L’Italia apre in modo netto ai biocarburanti e prova a ritagliarsi un ruolo da protagonista in Europa. Nel futuro dell’auto ora i vertici istituzionali non parlano più solo di elettrico, ma la narrativa si allarga ad altre possibilità finora rimaste in secondo piano. A segnare il cambio di passo è il decreto pubblicato in Gazzetta Ufficiale il 12 novembre 2025, in cui l’omologazione e l’installazione dei sistemi che permettono ai motori diesel di utilizzare biocarburanti viene regolamentata in modo preciso.
Uno sguardo a una transizione energetica diversa, variegata e accessibile, senza la necessità di rivoluzionare il parco circolante, che rimane uno dei più anziani d’Europa.
Cosa dice il decreto
Il provvedimento in questione è il Decreto ministeriale del 2 ottobre 2025, pubblicato ufficialmente il 12 novembre, il quale regola le “procedure per l’omologazione e l’installazione di sistemi di trasformazione su veicoli a motore ad accensione spontanea per consentire l’utilizzo di biocarburanti nel sistema di propulsione originale”. In altre parole permette ai motori diesel di essere modificati, ovviamente nel rispetto delle norme tecniche, per funzionare con biocarburanti come l’HVO (olio vegetale idrotrattato) o altre alternative avanzate.
Il punto chiave è che si parla di veicoli già circolanti, non solo di nuovi modelli. Significa che chi possiede un diesel — dal privato che usa l’auto ogni giorno agli operatori dei mezzi pesanti — potrà installare un kit omologato e continuare a utilizzare il proprio mezzo riducendo drasticamente le emissioni. Un passo considerato strategico anche da Eni, che negli ultimi anni ha investito nelle bioraffinerie di Gela e Porto Marghera.
Una novità culturale
Il decreto rappresenta un cambio culturale profondo. Per anni il dibattito sulla mobilità sostenibile si è polarizzato: elettrico da una parte, motori termici dall’altra. L’apertura italiana ai biocarburanti rimette in gioco un terzo percorso, ibrido non nel powertrain, ma nella filosofia. Per la Commissione europea i biocarburanti avanzati rientrano tra le soluzioni riconosciute per abbattere la CO₂, soprattutto se provenienti da scarti, residui agricoli e materie prime non in competizione con la filiera alimentare.
L’Italia, che con l’elettrico fatica più di altri Paesi — per costi, infrastrutture e parco auto anziano — prova così a costruire una transizione realistica, accessibile e tecnologicamente già pronta. È un segnale politico e industriale: la decarbonizzazione non può passare da una sola tecnologia. E il fatto che il nostro Paese sia il primo in Europa a muoversi su questa strada lo conferma.
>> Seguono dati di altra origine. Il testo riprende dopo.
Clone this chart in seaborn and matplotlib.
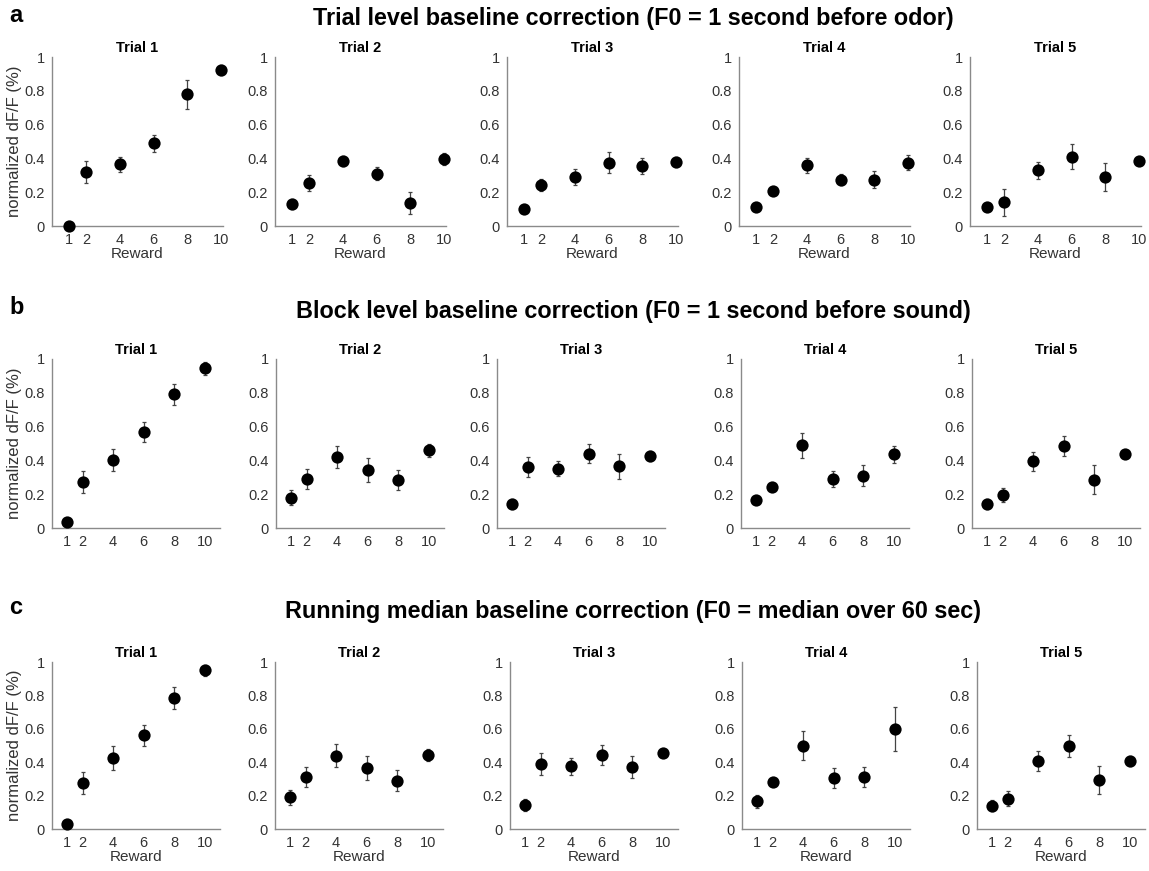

Una svolta per i mezzi pesanti
Il settore che potrebbe beneficiare di più è quello dei trasporti pesanti, storicamente complesso da elettrificare. Autobus, camion, mezzi pubblici: tutto ciò che oggi non può fermarsi per ore in ricarica potrebbe ridurre drasticamente le emissioni senza cambiare l’intero sistema logistico. L’utilizzo dei biocarburanti avanzati permette infatti:
- una drastica riduzione di emissioni di CO₂ rispetto al diesel tradizionale;
- zero modifiche all’autonomia o ai tempi di rifornimento;
- costi d’ingresso inferiori rispetto a un’alternativa elettrica o ibrida;
- una scelta sostenibile e responsabile nel non creare rifiuti di auto ancora funzionanti.
Per il trasporto pubblico locale, spesso bloccato da bilanci ridotti e mezzi con oltre 10 anni di servizio, questa soluzione potrebbe davvero rappresentare una boccata d’aria. Lo stesso discorso vale per le flotte aziendali e la logistica dell’ultimo miglio.